Twenty-five miles south of Goliad was a small settlement called Refugio which like Goliad, lay on the road from Copano Bay to San Antonio. The only building of any consequence there was a stone mission church, the last built in Texas just forty year earlier, at the very end of the Spanish mission period. This mission had been built to minister to the fierce, tall, fish oil-smeared and cannibalistic Karankawas of the Texas Gulf Coast, who otherwise seem to have horrified everyone they encountered . Their mission at Refugio had not prospered. Urrea in his account called Refugio a notably poverty-stricken place, the church being the only defensible building.

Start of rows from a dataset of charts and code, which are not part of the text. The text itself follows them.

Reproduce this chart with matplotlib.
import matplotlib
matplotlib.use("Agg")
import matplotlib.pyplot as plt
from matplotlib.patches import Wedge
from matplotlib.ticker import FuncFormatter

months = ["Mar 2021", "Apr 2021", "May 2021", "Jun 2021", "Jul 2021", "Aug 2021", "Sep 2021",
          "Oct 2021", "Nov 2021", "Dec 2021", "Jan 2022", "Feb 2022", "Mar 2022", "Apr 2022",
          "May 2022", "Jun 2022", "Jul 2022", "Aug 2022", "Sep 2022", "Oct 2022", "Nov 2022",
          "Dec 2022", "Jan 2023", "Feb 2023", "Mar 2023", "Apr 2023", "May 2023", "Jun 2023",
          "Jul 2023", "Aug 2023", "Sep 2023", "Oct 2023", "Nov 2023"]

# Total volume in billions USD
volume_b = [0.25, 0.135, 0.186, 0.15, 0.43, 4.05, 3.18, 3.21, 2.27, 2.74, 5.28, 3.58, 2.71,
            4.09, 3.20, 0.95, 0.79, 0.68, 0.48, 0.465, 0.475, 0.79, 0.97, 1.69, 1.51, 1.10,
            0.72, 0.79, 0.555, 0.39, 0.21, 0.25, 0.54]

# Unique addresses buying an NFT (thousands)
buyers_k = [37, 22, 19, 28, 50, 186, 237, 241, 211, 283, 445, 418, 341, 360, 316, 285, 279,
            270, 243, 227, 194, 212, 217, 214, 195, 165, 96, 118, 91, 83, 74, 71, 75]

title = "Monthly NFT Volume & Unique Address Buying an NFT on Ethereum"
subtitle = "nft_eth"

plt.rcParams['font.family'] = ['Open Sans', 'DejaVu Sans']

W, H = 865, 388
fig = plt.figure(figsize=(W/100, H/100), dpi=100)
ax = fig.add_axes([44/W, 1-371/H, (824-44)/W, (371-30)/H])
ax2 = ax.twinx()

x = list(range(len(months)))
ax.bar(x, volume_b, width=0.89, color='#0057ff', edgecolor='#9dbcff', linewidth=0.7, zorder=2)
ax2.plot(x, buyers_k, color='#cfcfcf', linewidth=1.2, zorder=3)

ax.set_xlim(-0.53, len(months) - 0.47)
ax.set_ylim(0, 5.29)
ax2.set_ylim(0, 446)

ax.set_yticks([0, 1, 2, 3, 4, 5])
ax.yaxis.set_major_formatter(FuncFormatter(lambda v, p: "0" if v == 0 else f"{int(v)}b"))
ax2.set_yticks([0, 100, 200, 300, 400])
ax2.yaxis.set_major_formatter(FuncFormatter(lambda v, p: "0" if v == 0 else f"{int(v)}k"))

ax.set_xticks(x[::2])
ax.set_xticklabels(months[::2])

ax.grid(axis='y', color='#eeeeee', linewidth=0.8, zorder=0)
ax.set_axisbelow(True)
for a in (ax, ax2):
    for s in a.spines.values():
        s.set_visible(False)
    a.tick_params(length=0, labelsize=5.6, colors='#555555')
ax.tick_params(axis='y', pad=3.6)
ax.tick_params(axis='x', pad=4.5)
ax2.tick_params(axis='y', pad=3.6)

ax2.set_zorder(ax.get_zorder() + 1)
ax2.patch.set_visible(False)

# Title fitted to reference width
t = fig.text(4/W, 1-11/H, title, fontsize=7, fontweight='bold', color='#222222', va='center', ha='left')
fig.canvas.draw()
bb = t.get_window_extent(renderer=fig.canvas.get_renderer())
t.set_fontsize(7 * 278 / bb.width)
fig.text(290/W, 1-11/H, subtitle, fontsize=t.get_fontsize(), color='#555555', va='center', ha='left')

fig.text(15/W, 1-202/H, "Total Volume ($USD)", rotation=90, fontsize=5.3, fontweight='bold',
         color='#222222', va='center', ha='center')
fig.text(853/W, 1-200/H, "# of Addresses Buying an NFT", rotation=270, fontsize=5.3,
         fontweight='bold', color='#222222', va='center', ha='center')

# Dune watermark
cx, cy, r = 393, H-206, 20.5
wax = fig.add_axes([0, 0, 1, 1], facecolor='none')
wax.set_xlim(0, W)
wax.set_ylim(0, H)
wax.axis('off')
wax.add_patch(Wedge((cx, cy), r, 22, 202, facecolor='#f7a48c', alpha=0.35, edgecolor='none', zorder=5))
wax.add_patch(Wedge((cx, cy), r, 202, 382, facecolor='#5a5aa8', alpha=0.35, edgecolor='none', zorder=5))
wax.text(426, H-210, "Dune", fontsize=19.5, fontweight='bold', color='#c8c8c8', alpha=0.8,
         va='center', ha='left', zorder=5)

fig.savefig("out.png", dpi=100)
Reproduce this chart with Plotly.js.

Amon B. King and his 28 Paducah Volunteers had arrived in Texas from Kentucky the previous December, more to the point they had been sent by ship to Copano Bay and then assigned for two months to garrison the Mission Church at Refugio. For a group of young men who had come a long way in search of adventure and fortune (King himself was just twenty-nine) posting to BFE Refugio had to have been a tedious assignment to say the least.

It seems probable that it also allowed them to become familiar with the local residents, on account of King's subsequent actions at the Battle of Refugio do seem to have been of a personal nature as opposed to fighting a bunch of strangers.

Likely King's familiarity with Refugio, and possible prior acquaintance with Ayers, was why King left or was sent from the mission fort at Goliad to go and evacuate an undetermined number of American families stranded at Refugio amid marauding vaqueros and Karankawas allied to the Tejano leader Carlos de la Garza, who was operating in advance of and in cooperation with Urrea's main force.

Most of the Irish and American residents of Refugio had reportedly already fled northeast forty miles to Victoria, the largest town in the area. I wonder though if there was some unknown back-story behind Ayers and King taking most of Fannin's wagons, just to evacuate a few remaining families while leaving Fannin without transport.

It is true that at that point, the 400 men at Goliad had been expecting to hold the place and were even then actively preparing for a siege. It is also true that the degree to which Fannin actively commanded anything himself is in doubt. It may have been that if King and his men had decided to take those wagons, Fannin may have had little choice but to go along with it.

It sounds crazy now in hindsight to have dispatched possibly as many as eleven slow ox-drawn wagons on a lengthy expedition, guarded by just twenty-eight men. Evidence of just how little intel as to the regional situation Fannin's command had at that point.

On their arrival at Refugio two days later, King's men found themselves opposed by eighty or ninety of del la Garza's vaqueros and took refuge in the mission church, sending a messenger back to Goliad to request reinforcements.